Pixel Piry 4 is a bold, very wide, medium contrast, upright, normal x-height font.
Keywords: pixel art ui, game ui, arcade branding, retro posters, score displays, retro, arcade, tech, utilitarian, chunky, screen mimicry, retro computing, impactful display, grid discipline, blocky, grid-fit, angular, stencil-like, square.
A blocky, grid-fit pixel face built from square modules with hard right-angle turns and stepped diagonals. Strokes are heavy and consistent, with counters and apertures carved out as rectangular notches, creating a slightly stencil-like, cut-out rhythm. The uppercase is wide and sturdy with squared terminals and occasional internal breaks, while the lowercase keeps a compact, modular structure with simple bowls and short joins. Numerals follow the same chunky construction, favoring squared curves and clear interior voids for readability at small sizes.

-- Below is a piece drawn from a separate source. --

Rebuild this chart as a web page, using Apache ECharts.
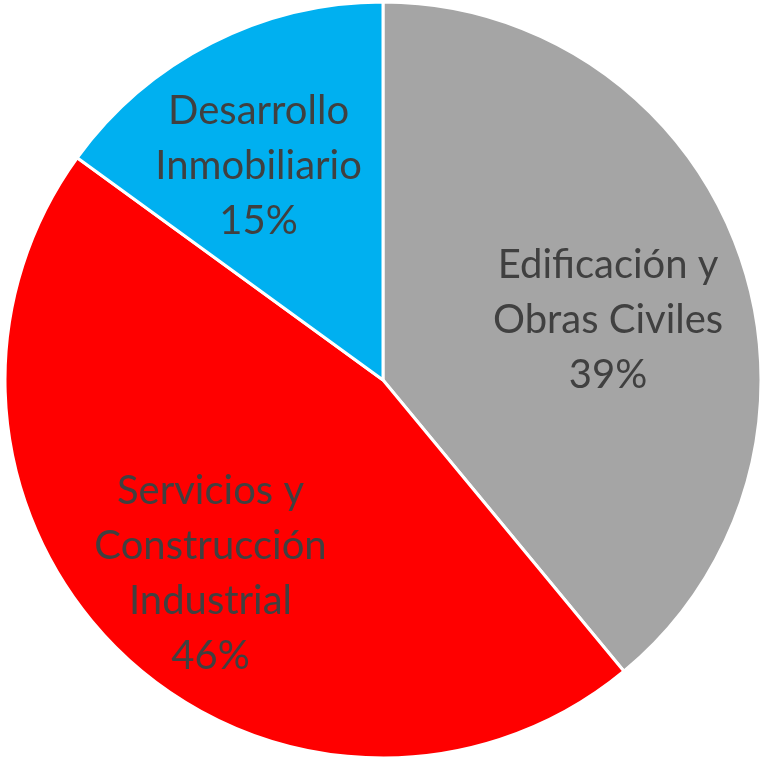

This face suits pixel-art interfaces, in-game menus, HUD labels, and scoreboard-style readouts where a strong bitmap voice is desired. It also works well for retro-themed posters, packaging accents, and headings that need a clear arcade/computer-era aesthetic, especially at sizes where the pixel structure remains visible.
The font projects a distinctly retro digital tone—evoking early computer displays, arcade UI, and game HUD typography. Its chunky pixels and blunt geometry feel technical and playful at the same time, with a confident, no-nonsense presence.
The design appears intended to reproduce classic bitmap letterforms with a bold, high-impact texture and clear grid discipline, prioritizing recognizability and nostalgic screen character over smooth curves.
Diagonal strokes are rendered as stepped pixel ramps, giving letters like K, V, W, X, and Y a jagged, screen-era texture. The punctuation and details visible in the sample text maintain the same modular logic, helping paragraphs hold a consistent, blocky color without looking fragile.